It always seems a bit goofy to be scoring a political debate like a boxing match or a dog show.
But that’s largely what these one-off encounters are about. The four party leaders spent Tuesday evening trying to persuade voters to give them the prize for best in show.
And like a dog show, the ribbon doesn’t go to the smartest or friendliest, but to the one who looks like the best example of his breed.
On that basis, Stephen Harper and the Conservatives should be pleased. Harper’s message was simple – economic growth is the priority, his government is competent and people should pay no attention to all that talk of contempt for Parliament and wasteful spending.
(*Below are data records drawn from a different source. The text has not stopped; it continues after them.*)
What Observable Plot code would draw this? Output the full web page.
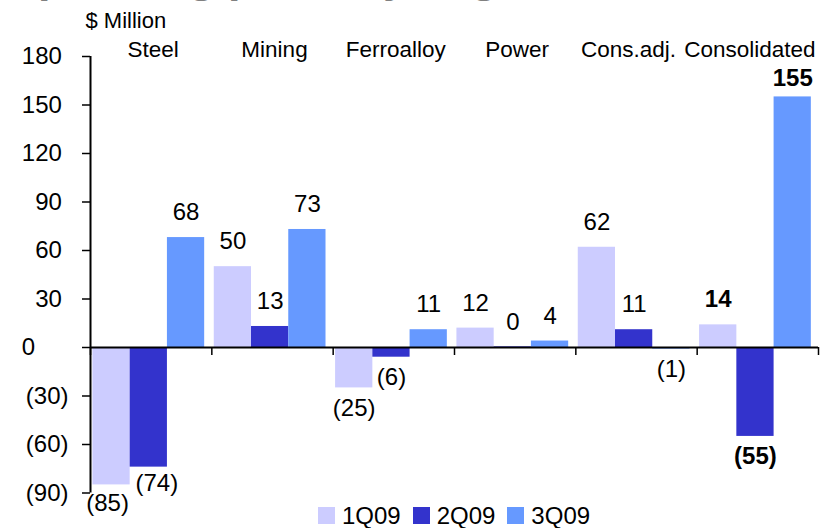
<!DOCTYPE html>
<html>
<head>
<meta charset="utf-8">
<script src="https://cdn.jsdelivr.net/npm/d3@7"></script>
<script src="https://cdn.jsdelivr.net/npm/@observablehq/plot@0.6"></script>
<style>
html, body { margin: 0; padding: 0; background: #fff; }
body { width: 830px; height: 528px; overflow: hidden; position: relative; font-family: "Liberation Sans", Arial, sans-serif; }
#title { position: absolute; z-index: 2; left: 3px; top: -46px; font-size: 45px; line-height: 45px; font-weight: bold; color: #808080; white-space: nowrap; }
#chart { position: absolute; left: 0; top: 0; z-index: 1; }
#chart svg { overflow: visible; }
#legend { position: absolute; z-index: 1; left: 90px; width: 728px; top: 503px; height: 25px; display: flex; justify-content: center; align-items: center; font-size: 24px; color: #000; line-height: 25px; }
#legend .item { display: flex; align-items: center; margin: 0 6px; }
#legend .sw { width: 17px; height: 17px; margin-right: 7px; }
</style>
</head>
<body>
<div id="chart"></div>
<div id="legend"></div>
<div id="title">Operating profit by segment</div>
<script>
// ---- data ----
const categories = ["Steel", "Mining", "Ferroalloy", "Power", "Cons.adj.", "Consolidated"];
const series = ["1Q09", "2Q09", "3Q09"];
const q1_09 = [-85, 50, -25, 12, 62, 14];
const q2_09 = [-74, 13, -6, 0.4, 11, -55];
const q3_09 = [68, 73, 11, 4, -1, 155];
const yTicks = [-90, -60, -30, 0, 30, 60, 90, 120, 150, 180];
const unitLabel = "$ Million";
const boldCategory = "Consolidated";

// ---- styling ----
const colors = ["#CCCCFF", "#3333CC", "#6699FF"];
const barOffset = 0.02, barW = 0.307;
const font = "Liberation Sans, Arial, sans-serif";

const seriesValues = [q1_09, q2_09, q3_09];
const rows = [];
categories.forEach((cat, ci) => {
  series.forEach((s, si) => {
    rows.push({cat, ci, series: s, si, value: seriesValues[si][ci]});
  });
});
const bx1 = d => d.ci + barOffset + d.si * barW;
const bx2 = d => d.ci + barOffset + (d.si + 1) * barW;
const bmid = d => d.ci + barOffset + (d.si + 0.5) * barW;
const fmtVal = v => v < 0 ? `(${Math.round(-v)})` : `${Math.round(v)}`;
const nb = "\u00A0";
const fmtTick = v => v < 0 ? `(${-v})` : v === 0 ? "0" + nb.repeat(5) : `${v}` + nb;

function labels(filter, opts) {
  return Plot.text(rows, {
    filter,
    x: bmid,
    y: "value",
    text: d => fmtVal(d.value),
    lineAnchor: "middle",
    textAnchor: "middle",
    fontSize: 24,
    fill: "#000",
    ...opts
  });
}

const isBold = d => d.cat === boldCategory;
const catRows = categories.map((c, i) => ({c, i}));

const chart = Plot.plot({
  width: 830,
  height: 505,
  marginLeft: 90,
  marginRight: 12,
  marginTop: 56,
  marginBottom: 12.5,
  x: {domain: [0, categories.length], axis: null},
  y: {domain: [yTicks[0], yTicks[yTicks.length - 1]], axis: null},
  color: {domain: series, range: colors},
  style: {fontFamily: font, fontSize: "24px", color: "#000", background: "white", overflow: "visible"},
  marks: [
    Plot.rectY(rows, {x1: bx1, x2: bx2, y1: 0, y2: "value", fill: "series"}),
    // y axis
    Plot.axisY({ticks: yTicks, tickSize: 8, tickPadding: 14, tickFormat: fmtTick, fontSize: 24, label: null, strokeWidth: 1.5, stroke: "#000"}),
    Plot.ruleX([0], {y1: yTicks[0], y2: yTicks[yTicks.length - 1], stroke: "#000", strokeWidth: 2}),
    // zero baseline with category dividers
    Plot.ruleY([0], {stroke: "#000", strokeWidth: 2}),
    Plot.ruleX(d3.range(categories.length + 1), {x: d => d, y1: 0, y2: 0, insetBottom: -8, stroke: "#000", strokeWidth: 1.5}),
    // category labels
    Plot.text(catRows, {filter: d => d.i < 4, x: d => d.i + 0.5, text: "c", frameAnchor: "top", lineAnchor: "middle", dy: -7, dx: 2, fontSize: 22.5, fill: "#000"}),
    Plot.text(catRows, {filter: d => d.i >= 4, x: d => d.i + 0.5, text: "c", frameAnchor: "top", lineAnchor: "middle", dy: -7, dx: -8, fontSize: 22.5, fill: "#000"}),
    // unit label
    Plot.text([unitLabel], {frameAnchor: "top-left", textAnchor: "start", lineAnchor: "middle", dx: -5, dy: -36, fontSize: 22, fill: "#000"}),
    // value labels
    labels(d => d.value >= 0 && !isBold(d), {dy: -25}),
    labels(d => d.value >= 0 && isBold(d) && d.value < 100, {dy: -26, fontWeight: "bold"}),
    labels(d => d.value >= 0 && isBold(d) && d.value >= 100, {dy: -19, fontWeight: "bold"}),
    labels(d => d.value < 0 && !isBold(d) && !(d.ci === 0), {dy: 20}),
    labels(d => d.value < 0 && d.ci === 0 && d.si === 0, {dy: 18, dx: -4}),
    labels(d => d.value < 0 && d.ci === 0 && d.si === 1, {dy: 16, dx: 8}),
    labels(d => d.value < 0 && isBold(d), {dy: 20, fontWeight: "bold"})
  ]
});
document.getElementById("chart").appendChild(chart);

const legend = document.getElementById("legend");
series.forEach((s, i) => {
  const item = document.createElement("div");
  item.className = "item";
  const sw = document.createElement("div");
  sw.className = "sw";
  sw.style.background = colors[i];
  const t = document.createElement("span");
  t.textContent = s;
  item.appendChild(sw);
  item.appendChild(t);
  legend.appendChild(item);
});
</script>
</body>
</html>
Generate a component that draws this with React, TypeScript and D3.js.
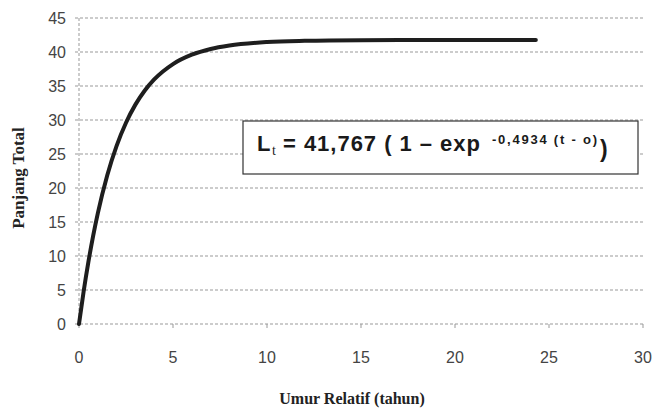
import React from "react";
import * as d3 from "d3";

const ages = [0, 0.25, 0.5, 0.75, 1, 1.5, 2, 2.5, 3, 3.5, 4, 5, 6, 7, 8, 10, 12, 15, 20, 24.3];
const lengths = [0, 4.84, 9.13, 12.92, 16.27, 21.84, 26.2, 29.6, 32.26, 34.34, 35.96, 38.22, 39.6, 40.45, 40.96, 41.47, 41.65, 41.74, 41.77, 41.77];
const xTicks = [0, 5, 10, 15, 20, 25, 30];
const yTicks = [0, 5, 10, 15, 20, 25, 30, 35, 40, 45];

const W = 653;
const H = 414;
const left = 79;
const right = 643;
const top = 18;
const bottom = 324;

export default function App() {
  const x = d3.scaleLinear().domain([0, 30]).range([left, right]);
  const y = d3.scaleLinear().domain([0, 45]).range([bottom, top]);
  const pts: [number, number][] = ages.map((a, i) => [a, lengths[i]]);
  const line = d3
    .line<[number, number]>()
    .x((d) => x(d[0]))
    .y((d) => y(d[1]))
    .curve(d3.curveMonotoneX);

  const sans = "Liberation Sans, Arial, sans-serif";

  return (
    <svg
      width={W}
      height={H}
      style={{ position: "absolute", left: 0, top: 0, background: "#fff" }}
    >
      <rect x={0} y={0} width={W} height={H} fill="#fff" />
      {yTicks.map((t) => (
        <g key={"y" + t}>
          <line
            x1={left - 4}
            x2={right + 2}
            y1={y(t)}
            y2={y(t)}
            stroke="#999"
            strokeWidth={1}
            strokeDasharray="3 2"
          />
          <text x={66} y={y(t)} dy="0.36em" textAnchor="end" fontFamily={sans} fontSize={16} fill="#444">
            {t}
          </text>
        </g>
      ))}
      <line x1={left} x2={left} y1={top} y2={bottom + 3} stroke="#999" strokeDasharray="3 2" />
      {xTicks.map((t) => (
        <g key={"x" + t}>
          <line x1={x(t)} x2={x(t)} y1={bottom} y2={bottom + 4} stroke="#999" />
          <text x={x(t)} y={357} dy="0.36em" textAnchor="middle" fontFamily={sans} fontSize={16} fill="#444">
            {t}
          </text>
        </g>
      ))}
      <path d={line(pts) || ""} fill="none" stroke="#1e1e1e" strokeWidth={4} strokeLinecap="round" />
      <text
        x={352}
        y={398}
        dy="0.36em"
        textAnchor="middle"
        fontFamily="Liberation Serif, Times New Roman, serif"
        fontWeight="bold"
        fontSize={16}
        fill="#222"
      >
        Umur Relatif (tahun)
      </text>
      <text
        transform="translate(18,178) rotate(-90)"
        dy="0.36em"
        textAnchor="middle"
        fontFamily="Liberation Serif, Times New Roman, serif"
        fontWeight="bold"
        fontSize={17}
        fill="#222"
      >
        Panjang Total
      </text>
      <rect x={243} y={121} width={395} height={53} fill="#fff" stroke="#333" strokeWidth={1.2} />
      <text x={257} y={151} fontFamily={sans} fontWeight="bold" fontSize={22} fill="#1a1a1a">
        L
      </text>
      <text x={272} y={155} fontFamily="Liberation Serif, serif" fontSize={14} fill="#1a1a1a">
        t
      </text>
      <text
        x={283}
        y={151}
        fontFamily={sans}
        fontWeight="bold"
        fontSize={22}
        fill="#1a1a1a"
        textLength={197}
        lengthAdjust="spacing"
      >
        = 41,767 ( 1 – exp
      </text>
      <text
        x={492}
        y={144}
        fontFamily={sans}
        fontWeight="bold"
        fontSize={13}
        fill="#1a1a1a"
        textLength={105}
        lengthAdjust="spacing"
      >
        -0,4934 (t - o)
      </text>
      <text x={600} y={157} fontFamily={sans} fontWeight="bold" fontSize={23} fill="#1a1a1a">
        )
      </text>
    </svg>
  );
}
That’s all “bickering,” not something Canadians should be worried about.
He had an advantage. Front-runners always do. The other leaders – especially Liberal leader Michael Ignatieff – had to look significantly better than people expected; Harper just had to avoid looking worse.
Mostly, he did that.
But not always. It should irritate some voters that Harper seemed so dismissive of the finding that his government had wrongfully concealed information from MPs and been found in contempt of Parliament.
That is not just squabbling, or political games. The Speaker supported the finding and any fair reading of the record shows that the Harper government’s secrecy made it impossible for MPs to do their job of scrutinizing the costs and benefits of legislation,
And Harper’s claims that he did not contemplate some form of coalition government in 2004 were contradicted by NDP leader Jack Layton and Bloc Québécois leader Gilles Duceppe, who co-signed a letter to then Gov.-Gen Adrienne Clarkson that certainly seemed to suggest that was his plan.
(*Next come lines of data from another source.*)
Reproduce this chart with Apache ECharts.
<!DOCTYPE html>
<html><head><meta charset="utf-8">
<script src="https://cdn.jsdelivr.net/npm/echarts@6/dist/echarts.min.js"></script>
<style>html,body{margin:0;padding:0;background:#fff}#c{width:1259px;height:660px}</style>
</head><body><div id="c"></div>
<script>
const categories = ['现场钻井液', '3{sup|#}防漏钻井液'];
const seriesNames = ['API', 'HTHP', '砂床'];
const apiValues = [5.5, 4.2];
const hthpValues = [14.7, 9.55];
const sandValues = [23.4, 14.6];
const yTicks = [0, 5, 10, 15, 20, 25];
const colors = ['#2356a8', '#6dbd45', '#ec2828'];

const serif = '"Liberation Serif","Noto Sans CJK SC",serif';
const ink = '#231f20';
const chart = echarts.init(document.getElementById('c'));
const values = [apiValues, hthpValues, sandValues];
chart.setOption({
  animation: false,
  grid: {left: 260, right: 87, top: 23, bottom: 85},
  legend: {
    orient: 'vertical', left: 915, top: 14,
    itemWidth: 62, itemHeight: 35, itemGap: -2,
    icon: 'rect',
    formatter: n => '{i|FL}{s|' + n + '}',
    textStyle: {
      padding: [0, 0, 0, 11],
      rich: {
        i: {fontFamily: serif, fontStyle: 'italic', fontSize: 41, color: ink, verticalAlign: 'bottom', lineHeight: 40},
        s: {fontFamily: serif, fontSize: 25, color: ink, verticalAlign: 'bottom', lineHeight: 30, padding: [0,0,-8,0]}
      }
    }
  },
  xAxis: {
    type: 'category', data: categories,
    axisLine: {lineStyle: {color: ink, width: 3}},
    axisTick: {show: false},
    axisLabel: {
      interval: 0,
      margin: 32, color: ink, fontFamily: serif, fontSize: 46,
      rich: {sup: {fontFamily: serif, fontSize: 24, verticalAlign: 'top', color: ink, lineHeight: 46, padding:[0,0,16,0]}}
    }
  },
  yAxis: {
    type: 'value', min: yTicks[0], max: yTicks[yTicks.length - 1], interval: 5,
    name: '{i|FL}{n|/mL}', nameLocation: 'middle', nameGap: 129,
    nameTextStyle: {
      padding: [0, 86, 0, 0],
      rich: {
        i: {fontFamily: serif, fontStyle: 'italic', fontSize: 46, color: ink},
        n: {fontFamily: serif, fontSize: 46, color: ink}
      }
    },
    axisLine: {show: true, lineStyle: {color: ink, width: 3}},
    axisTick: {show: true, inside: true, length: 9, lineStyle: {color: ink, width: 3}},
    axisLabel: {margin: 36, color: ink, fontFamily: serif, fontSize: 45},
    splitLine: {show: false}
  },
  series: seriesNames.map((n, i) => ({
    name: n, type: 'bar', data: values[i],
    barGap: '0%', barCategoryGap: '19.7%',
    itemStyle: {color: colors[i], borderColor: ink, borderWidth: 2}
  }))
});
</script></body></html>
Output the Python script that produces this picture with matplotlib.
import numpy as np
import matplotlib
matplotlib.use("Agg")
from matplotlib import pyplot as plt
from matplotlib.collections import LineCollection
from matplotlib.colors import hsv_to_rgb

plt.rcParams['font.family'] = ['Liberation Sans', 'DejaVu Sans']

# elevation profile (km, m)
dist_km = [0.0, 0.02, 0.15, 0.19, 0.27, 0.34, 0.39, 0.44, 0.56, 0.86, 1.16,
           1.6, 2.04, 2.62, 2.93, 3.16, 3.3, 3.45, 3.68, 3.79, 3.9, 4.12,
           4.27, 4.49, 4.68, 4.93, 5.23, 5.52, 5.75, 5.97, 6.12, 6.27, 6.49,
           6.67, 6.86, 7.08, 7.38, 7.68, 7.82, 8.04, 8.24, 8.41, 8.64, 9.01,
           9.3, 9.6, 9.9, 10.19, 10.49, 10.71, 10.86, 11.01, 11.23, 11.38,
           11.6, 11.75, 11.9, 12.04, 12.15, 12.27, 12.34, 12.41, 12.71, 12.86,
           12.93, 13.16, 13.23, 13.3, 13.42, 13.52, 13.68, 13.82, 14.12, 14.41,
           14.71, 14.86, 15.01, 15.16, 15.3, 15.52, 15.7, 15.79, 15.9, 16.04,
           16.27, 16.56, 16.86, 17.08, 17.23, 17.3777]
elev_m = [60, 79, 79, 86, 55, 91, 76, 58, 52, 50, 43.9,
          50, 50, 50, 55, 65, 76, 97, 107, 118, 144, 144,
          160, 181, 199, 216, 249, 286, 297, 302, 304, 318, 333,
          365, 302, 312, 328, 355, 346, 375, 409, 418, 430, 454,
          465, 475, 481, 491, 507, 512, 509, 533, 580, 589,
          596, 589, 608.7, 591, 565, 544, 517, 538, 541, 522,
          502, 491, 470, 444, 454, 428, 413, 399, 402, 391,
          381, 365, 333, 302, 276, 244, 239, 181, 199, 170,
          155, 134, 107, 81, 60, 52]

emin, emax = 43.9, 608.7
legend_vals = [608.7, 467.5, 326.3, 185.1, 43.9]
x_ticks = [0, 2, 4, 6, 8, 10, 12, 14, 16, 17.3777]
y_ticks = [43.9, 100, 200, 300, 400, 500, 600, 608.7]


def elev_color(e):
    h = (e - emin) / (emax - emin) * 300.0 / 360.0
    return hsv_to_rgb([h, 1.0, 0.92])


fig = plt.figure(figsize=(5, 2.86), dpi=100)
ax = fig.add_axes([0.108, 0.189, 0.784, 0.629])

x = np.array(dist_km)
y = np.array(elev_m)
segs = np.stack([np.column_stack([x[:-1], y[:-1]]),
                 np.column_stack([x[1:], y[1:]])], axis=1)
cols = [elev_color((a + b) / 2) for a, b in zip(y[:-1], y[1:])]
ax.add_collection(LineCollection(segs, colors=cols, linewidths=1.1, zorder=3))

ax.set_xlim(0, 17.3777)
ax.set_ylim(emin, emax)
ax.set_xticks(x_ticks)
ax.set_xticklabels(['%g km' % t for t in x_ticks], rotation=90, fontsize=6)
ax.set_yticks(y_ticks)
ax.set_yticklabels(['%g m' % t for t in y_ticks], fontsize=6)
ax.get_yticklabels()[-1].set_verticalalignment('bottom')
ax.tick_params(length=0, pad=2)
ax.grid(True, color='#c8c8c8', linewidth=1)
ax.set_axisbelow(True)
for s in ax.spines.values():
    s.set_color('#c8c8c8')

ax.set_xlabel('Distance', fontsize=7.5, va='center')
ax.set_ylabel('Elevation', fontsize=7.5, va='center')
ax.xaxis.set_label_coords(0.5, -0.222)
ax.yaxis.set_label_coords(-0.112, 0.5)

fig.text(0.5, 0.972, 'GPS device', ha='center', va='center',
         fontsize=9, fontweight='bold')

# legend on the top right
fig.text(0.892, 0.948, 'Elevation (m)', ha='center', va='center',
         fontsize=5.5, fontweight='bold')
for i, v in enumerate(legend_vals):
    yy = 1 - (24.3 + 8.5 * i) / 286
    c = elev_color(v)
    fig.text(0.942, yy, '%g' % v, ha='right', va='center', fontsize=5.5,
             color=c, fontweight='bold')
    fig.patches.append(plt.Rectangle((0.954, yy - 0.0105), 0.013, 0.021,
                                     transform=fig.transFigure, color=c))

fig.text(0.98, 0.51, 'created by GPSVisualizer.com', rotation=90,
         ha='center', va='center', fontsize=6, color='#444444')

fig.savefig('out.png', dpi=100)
Ignatieff spent much of the debate stressing three themes. Harper is an undemocratic control freak who won’t work with others; the Conservatives will waste money on more prisons, fighter jets and corporate tax cuts at the expense of the interests of ordinary Canadians; and the only alternative is a Liberal government. “You didn’t tell Parliament the truth,” he said. “You abused democracy.”
Ignatieff was OK. But there was no magic moment of connection that would make an uncommitted voter suddenly sit up and decide that Ignatieff really gets it and would be a great leader.
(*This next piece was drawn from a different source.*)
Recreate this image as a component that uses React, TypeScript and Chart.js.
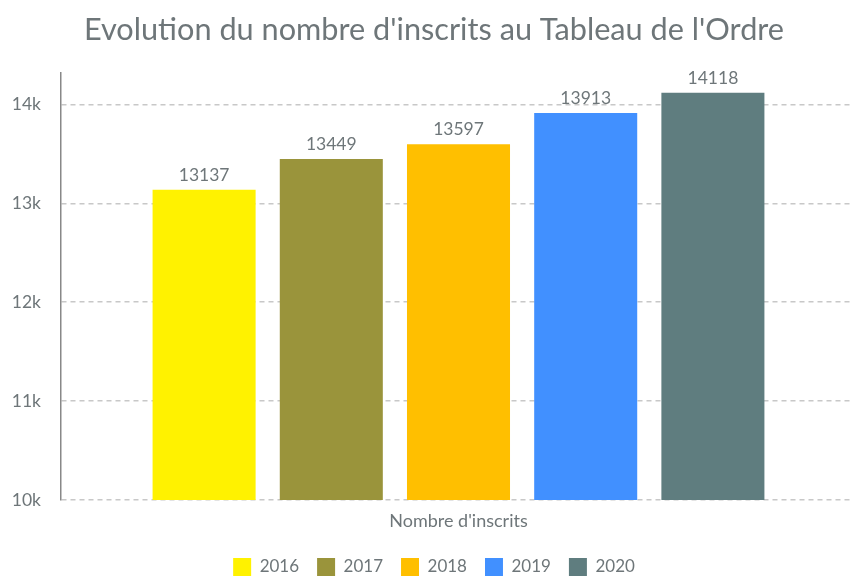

Layton performed at a similar level. He had one of the better lines – “I don’t know why we need so many prisons when the crooks seem so happy in the Senate.”
But while he was successful in challenging the Conservative’s record and raised fears about their actions if they won a majority, Layton had a harder time differentiating the New Democrats from the Liberals.
As always, Duceppe had an advantage. His job was just to push the other leaders into positions that would play badly in Quebec, demanding, for example, that the province’s language laws be extended to cover federally-regulated workplaces.
He too had a good line. The debate was based on six questions from Canadians. When Harper responded to the first, Duceppe congratulated him for answering a question from a citizen for the first time in the campaign.
There wasn’t a lot of policy discussion, beyond the themes the parties have already laid out.
That was particularly striking when the leaders dealt with the last question, about health care.
None of them had any new ideas or approaches. The issue quickly became how to pay for health care. Harper said tax cuts meant a stronger economy and more money for services; Layton and Ignatieff said any government would have to choose between health care and jails, jets and corporate tax giveaways, to use the talking point.
Three weeks to go until election day. Perhaps some of the debate themes will stick – the Conservatives should be vulnerable on their undemocratic tendencies, for example. Or perhaps new issues, like the suspect $50 million in G8 spending will emerge.
If not, we are likely on the way to another minority government. Nothing the leaders did Tuesday was enough to change that.